• Stated task: Return all the data below as it stands, minus the pictures.

• Information shown:

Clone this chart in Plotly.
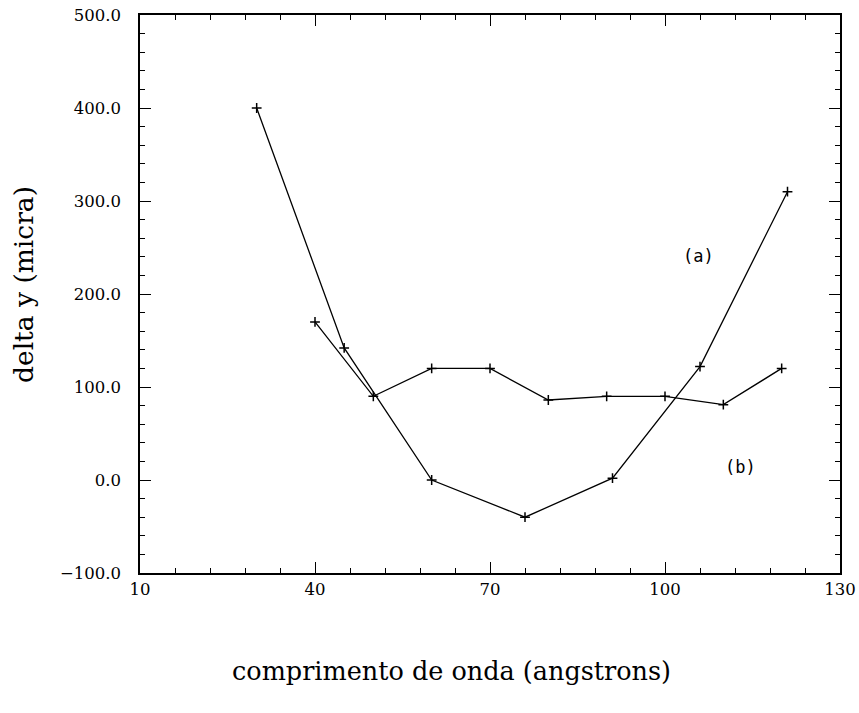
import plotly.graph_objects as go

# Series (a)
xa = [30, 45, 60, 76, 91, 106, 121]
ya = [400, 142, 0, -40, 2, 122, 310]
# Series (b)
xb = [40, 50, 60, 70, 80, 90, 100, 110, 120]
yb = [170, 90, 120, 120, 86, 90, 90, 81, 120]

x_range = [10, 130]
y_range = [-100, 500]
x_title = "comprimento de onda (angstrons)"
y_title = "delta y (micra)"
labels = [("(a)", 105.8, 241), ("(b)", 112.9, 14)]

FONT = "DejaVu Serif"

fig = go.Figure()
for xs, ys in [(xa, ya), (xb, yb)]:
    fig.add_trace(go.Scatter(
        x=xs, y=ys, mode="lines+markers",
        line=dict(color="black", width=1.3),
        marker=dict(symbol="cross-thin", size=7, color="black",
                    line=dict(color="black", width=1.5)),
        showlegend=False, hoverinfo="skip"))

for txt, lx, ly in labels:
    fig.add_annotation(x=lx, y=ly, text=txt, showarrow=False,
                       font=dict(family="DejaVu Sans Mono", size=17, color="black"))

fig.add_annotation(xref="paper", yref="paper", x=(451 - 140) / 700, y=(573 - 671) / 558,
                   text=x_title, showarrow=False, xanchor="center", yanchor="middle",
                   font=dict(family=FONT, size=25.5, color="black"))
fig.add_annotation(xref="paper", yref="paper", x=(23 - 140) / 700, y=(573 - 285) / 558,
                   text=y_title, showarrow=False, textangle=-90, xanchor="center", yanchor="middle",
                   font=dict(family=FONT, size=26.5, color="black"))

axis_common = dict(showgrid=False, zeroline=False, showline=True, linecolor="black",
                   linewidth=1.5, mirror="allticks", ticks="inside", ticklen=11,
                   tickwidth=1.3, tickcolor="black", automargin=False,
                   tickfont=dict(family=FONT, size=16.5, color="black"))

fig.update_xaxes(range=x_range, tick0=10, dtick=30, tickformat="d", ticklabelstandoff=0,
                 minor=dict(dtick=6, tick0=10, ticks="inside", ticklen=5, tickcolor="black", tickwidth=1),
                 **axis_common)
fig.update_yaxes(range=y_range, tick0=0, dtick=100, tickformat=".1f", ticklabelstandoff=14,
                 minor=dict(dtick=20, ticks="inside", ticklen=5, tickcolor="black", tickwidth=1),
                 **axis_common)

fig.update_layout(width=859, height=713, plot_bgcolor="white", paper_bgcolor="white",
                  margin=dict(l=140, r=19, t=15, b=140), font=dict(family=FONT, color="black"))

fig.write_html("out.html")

• Solution for this task:
Clone this chart in Plotly.
import plotly.graph_objects as go

# Series (a)
xa = [30, 45, 60, 76, 91, 106, 121]
ya = [400, 142, 0, -40, 2, 122, 310]
# Series (b)
xb = [40, 50, 60, 70, 80, 90, 100, 110, 120]
yb = [170, 90, 120, 120, 86, 90, 90, 81, 120]

x_range = [10, 130]
y_range = [-100, 500]
x_title = "comprimento de onda (angstrons)"
y_title = "delta y (micra)"
labels = [("(a)", 105.8, 241), ("(b)", 112.9, 14)]

FONT = "DejaVu Serif"

fig = go.Figure()
for xs, ys in [(xa, ya), (xb, yb)]:
    fig.add_trace(go.Scatter(
        x=xs, y=ys, mode="lines+markers",
        line=dict(color="black", width=1.3),
        marker=dict(symbol="cross-thin", size=7, color="black",
                    line=dict(color="black", width=1.5)),
        showlegend=False, hoverinfo="skip"))

for txt, lx, ly in labels:
    fig.add_annotation(x=lx, y=ly, text=txt, showarrow=False,
                       font=dict(family="DejaVu Sans Mono", size=17, color="black"))

fig.add_annotation(xref="paper", yref="paper", x=(451 - 140) / 700, y=(573 - 671) / 558,
                   text=x_title, showarrow=False, xanchor="center", yanchor="middle",
                   font=dict(family=FONT, size=25.5, color="black"))
fig.add_annotation(xref="paper", yref="paper", x=(23 - 140) / 700, y=(573 - 285) / 558,
                   text=y_title, showarrow=False, textangle=-90, xanchor="center", yanchor="middle",
                   font=dict(family=FONT, size=26.5, color="black"))

axis_common = dict(showgrid=False, zeroline=False, showline=True, linecolor="black",
                   linewidth=1.5, mirror="allticks", ticks="inside", ticklen=11,
                   tickwidth=1.3, tickcolor="black", automargin=False,
                   tickfont=dict(family=FONT, size=16.5, color="black"))

fig.update_xaxes(range=x_range, tick0=10, dtick=30, tickformat="d", ticklabelstandoff=0,
                 minor=dict(dtick=6, tick0=10, ticks="inside", ticklen=5, tickcolor="black", tickwidth=1),
                 **axis_common)
fig.update_yaxes(range=y_range, tick0=0, dtick=100, tickformat=".1f", ticklabelstandoff=14,
                 minor=dict(dtick=20, ticks="inside", ticklen=5, tickcolor="black", tickwidth=1),
                 **axis_common)

fig.update_layout(width=859, height=713, plot_bgcolor="white", paper_bgcolor="white",
                  margin=dict(l=140, r=19, t=15, b=140), font=dict(family=FONT, color="black"))

fig.write_html("out.html")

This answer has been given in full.